I'm not aware of anyone having designed a concurrent filesystem around only block level read/write access, with no other synchronization primitives.

I suspect it may be possible, but it might make performance rather suck, and might have limitations like a fixed number of clients, designating a "master client" or heirarchy of clients or things of that nature.

In fact... if you would designate a single "client" machine as hosting the filesystem itself, but using an external storage through encryption, then had the other clients connect through that client machine, it may accomplish what you want, at least if all the clients are in one location.

If the clients are spread out, it might not be desirable network wise.

Just an idea, anyway...

[side topic]:

To further extend the basic nbd idea, I think an nbd server that also does things like cmpxchg or conditional data exchange might be necessary to create a system of acceptable performance, as it's basically the same game as multiprocessing synchronization, but I'm no expert in this area at all.  Some of these primitives might not play well with encrypted storage.  One sync primitive that would still work is "replace with x if contents are exactly y", since same/different can still be compared for a single block in the encrypted state.  Basically a client would investigate a sync block, and make a change to it only if it hasn't been updated by something else during that timeframe (this would be how a lock is acquired).  Designing a filesystem around this sounds like a chore though.  The encryption layer would also have to pass through the separate sync mechanism(s), or the filesystem would have to integrate the encryption.

I think this is getting a bit too theoretical to be of near term practical use though.  You will probably have more luck with individual file encryption, but in that case, you may also need to be careful of how block updates are done within files (is a single file changed at once, or can blocks within a file be individually updated?).  This is important for databases.

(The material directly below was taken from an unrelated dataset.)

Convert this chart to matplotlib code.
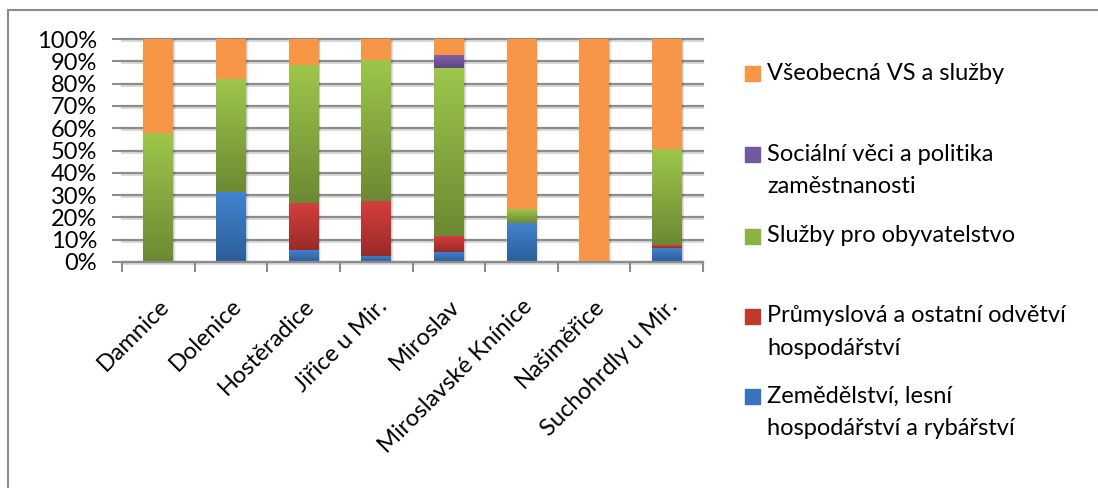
import numpy as np
import matplotlib.pyplot as plt
import matplotlib.transforms as mtransforms
from matplotlib.colors import LinearSegmentedColormap
from matplotlib.lines import Line2D
from matplotlib.patches import Rectangle

# shares of each field per municipality (percent)
obce = ["Damnice", "Dolenice", "Hostěradice", "Jiřice u Mir.", "Miroslav",
        "Miroslavské Knínice", "Našiměřice", "Suchohrdly u Mir."]
zemedelstvi = [0, 31.5, 5.4, 2.7, 4.5, 17.5, 0, 6.3]
prumysl = [0, 0, 21.1, 24.7, 7.2, 0, 0, 1.3]
sluzby_obyv = [58.0, 50.5, 61.7, 63.3, 75.4, 6.2, 0, 43.0]
socialni = [0, 0, 0, 0, 5.9, 0, 0, 0]
vseobecna = [42.0, 18.0, 11.8, 9.3, 7.0, 76.3, 100.0, 49.4]

series_names = [
    "Zemědělství, lesní\nhospodářství a rybářství",
    "Průmyslová a ostatní odvětví\nhospodářství",
    "Služby pro obyvatelstvo",
    "Sociální věci a politika\nzaměstnanosti",
    "Všeobecná VS a služby",
]
series_vals = [zemedelstvi, prumysl, sluzby_obyv, socialni, vseobecna]
# (bottom colour, top colour) of the Excel-like gradient
series_cols = [
    ("#2c5d99", "#4384d0"),
    ("#9a2a29", "#d4403d"),
    ("#6c8933", "#9ec64b"),
    ("#5d4682", "#8563a9"),
    ("#f79646", "#f79646"),
]
legend_col = ["#3a73bd", "#c0392f", "#8bb143", "#7258a0", "#f79646"]

GRID = "#8c8c8c"
FONT = "Lato"
FS = 17

fig = plt.figure(figsize=(10.98, 4.88), dpi=100)
ax = fig.add_axes([122 / 1098, 1 - 262 / 488, 581 / 1098, 223 / 488])

x = np.arange(len(obce))
w = 0.41

# soft shadow to the right of each column
totals = np.sum(series_vals, axis=0)
for k, a in enumerate([0.10, 0.07, 0.04]):
    ax.bar(x + 0.015 + k * 0.012, totals, width=w, color="#000000",
           alpha=a, edgecolor="none", zorder=1.5)

bottom = np.zeros(len(obce))
for vals, (c0, c1) in zip(series_vals, series_cols):
    vals = np.array(vals, dtype=float)
    bars = ax.bar(x, vals, bottom=bottom, width=w, color=c0,
                  edgecolor="none", zorder=2)
    cmap = LinearSegmentedColormap.from_list("g", [c0, c1])
    grad = np.linspace(0, 1, 128).reshape(-1, 1)
    for p in bars:
        if p.get_height() <= 0:
            continue
        x0, y0 = p.get_x(), p.get_y()
        im = ax.imshow(grad, cmap=cmap, origin="lower", aspect="auto",
                       extent=(x0, x0 + p.get_width(), y0, y0 + p.get_height()),
                       zorder=2.1, interpolation="bilinear")
        im.set_clip_path(p)
    bottom += vals

ax.set_xlim(-0.5, len(obce) - 0.5)
ax.set_ylim(0, 100)

# gridlines with a light shadow underneath
ytr = ax.get_yaxis_transform()
shadow = mtransforms.offset_copy(ytr, fig=fig, x=0, y=-2, units="dots")
for v in range(0, 101, 10):
    ax.plot([0, 1], [v, v], transform=ytr, color=GRID, lw=1.6, zorder=1,
            clip_on=False)
    ax.plot([0, 1], [v, v], transform=shadow, color="#d9d9d9", lw=1.4,
            zorder=0.9, clip_on=False)

ax.set_yticks(range(0, 101, 10))
ax.set_yticklabels([f"{v}%" for v in range(0, 101, 10)], fontfamily=FONT, fontsize=FS)
ax.tick_params(axis="y", length=7, width=1.5, color=GRID, pad=11)

ax.set_xticks(np.arange(-0.5, len(obce), 1))
ax.set_xticklabels([])
ax.set_xticks(x, minor=True)
ax.set_xticklabels(obce, minor=True, rotation=45, ha="right", va="top",
                   rotation_mode="anchor", fontfamily=FONT, fontsize=FS)
ax.tick_params(axis="x", which="major", length=7, width=1.5, color=GRID)
ax.tick_params(axis="x", which="minor", length=0, pad=24)

for s in ["left", "right", "top"]:
    ax.spines[s].set_visible(False)
ax.spines["bottom"].set_color(GRID)
ax.spines["bottom"].set_linewidth(1.6)
ax.spines["bottom"].set_zorder(3)

# legend, drawn by hand like the Excel layout
leg_y = [73.5, 154, 236, 316, 396]
line_h = 32.5
for name, col, yy in zip(reversed(series_names), reversed(legend_col), leg_y):
    fig.patches.append(Rectangle((745 / 1098, 1 - (yy + 7.5) / 488), 15 / 1098, 15 / 488,
                                 transform=fig.transFigure, color=col))
    for j, line in enumerate(name.split("\n")):
        fig.text(767 / 1098, 1 - (yy + j * line_h) / 488, line, ha="left",
                 va="center", fontfamily=FONT, fontsize=FS, color="#000000")

# chart border (right and bottom edges fall outside the picture)
bx, by = 7.5 / 1098, 1 - 10 / 488
fig.add_artist(Line2D([bx, 1.01], [by, by], transform=fig.transFigure, color=GRID, lw=1.5))
fig.add_artist(Line2D([bx, bx], [by, -0.01], transform=fig.transFigure, color=GRID, lw=1.5))

fig.savefig("out.png", dpi=100)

Most encryption schemes require data to be updated in blocks of a minimum size, so this may limit usefulness in database type applications (if the database software limits itself strictly to a fixed size block, it may work).  Schemes that allow byte level updates are likely insecure (such can be designed with a fixed xor mask for a file, but if an adversary obtains more than one copy of the same encrypted file with different changes applied, the encryption breaks down rapidly if any assumptions can be made about the file).  For instance, encrypting english text in such a scheme can be broken very rapidly, sometimes only by obtaining 2 encrypted versions of a file.